MARK JUDGE: Why Aren’t Movies Fun Anymore?
Playfulness, connection and flow—it’s a good guide to why movies today aren’t that much fun. Few have these three elements. According to Collider, the five best comedies of 2023 are: The Holdovers, Poor Things, Asteroid City, Are You There God? It’s Me, Margaret, Barbie. These are all good movies—but are they fun? Compare them to the comedies of the 1980s—Beverly Hills Cop, Back to School, Ruthless People, Stripes, Ferris Bueller’s Day Off, Fast Times at Ridgemont High, Little Shop of Horrors. Barbie is a sociology lecture compared to, say, Ghostbusters. Airplane!, A Fish Called Wanda, The Blues Brothers? Fun, fun, fun. Eddie Murphy in the 80s was fun incarnate. Film critic Anne Hornaday once said of Steve Martin, “It’s a delight to watch him chase after a cab.” Can you say the same about Amy Schumer? Ferris Bueller is an entire movie about playfulness, connection and flow.
Over the past few decades, fun movies were gradually replaced by comedies that felt they had to push the scatological and sexual edge—The Hangover effect.
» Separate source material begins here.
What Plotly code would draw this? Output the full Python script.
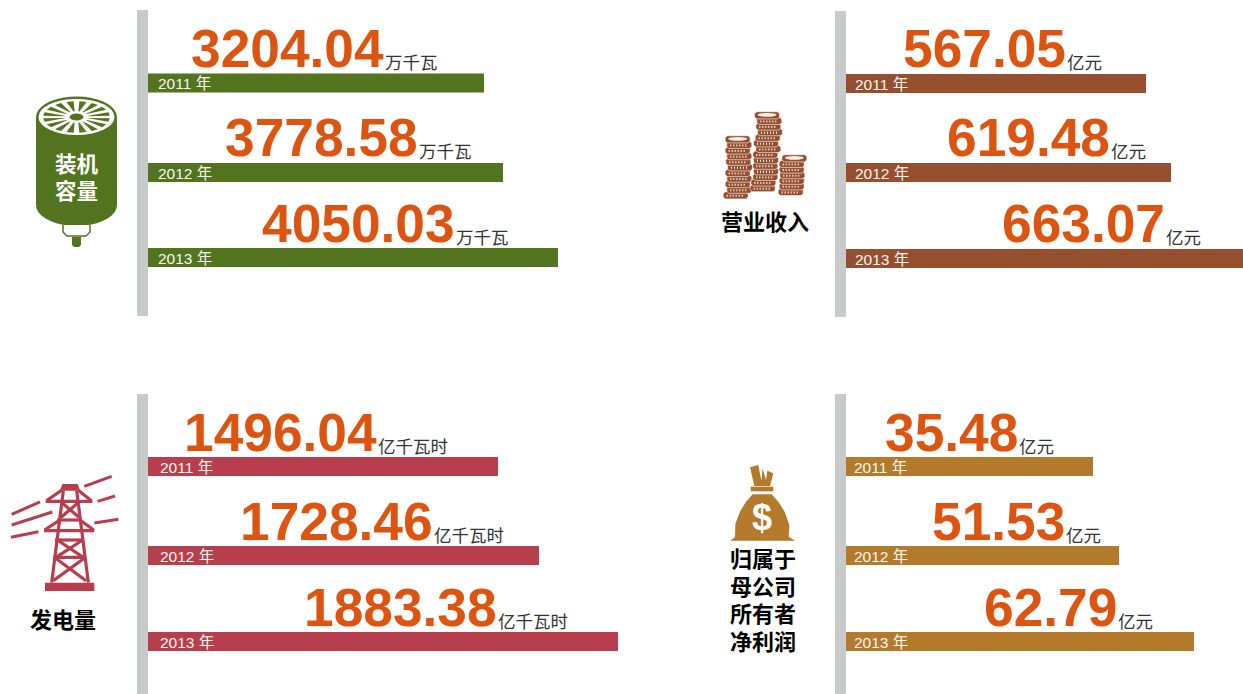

Film critic Carey O’Dell summed it up well: “The ‘adult’ language, gross-out shtick, scatological references, sexual entendre, and anatomical focus that now populates many of the worst films coming out of Hollywood—from Spring Breakers to The Paperboy—often makes these films disturbing, not just stupid or slow-paced, to sit through.” Adam Sandler always seems to be trying too hard. His little baby voices are annoying. Jim Carey’s obviously fun. He may have been the last one to pull it off.
The obsession with sex and bathroom humor, along with the shoehorning in of “socially relevant” messages, prevents the flow of real fun, which doesn’t take things too seriously. Superhero movies are especially serious. In Rebel Moon, Zach Snyder remade Star Wars minus the fun.
Hey, no fair working Disney’s side of the street!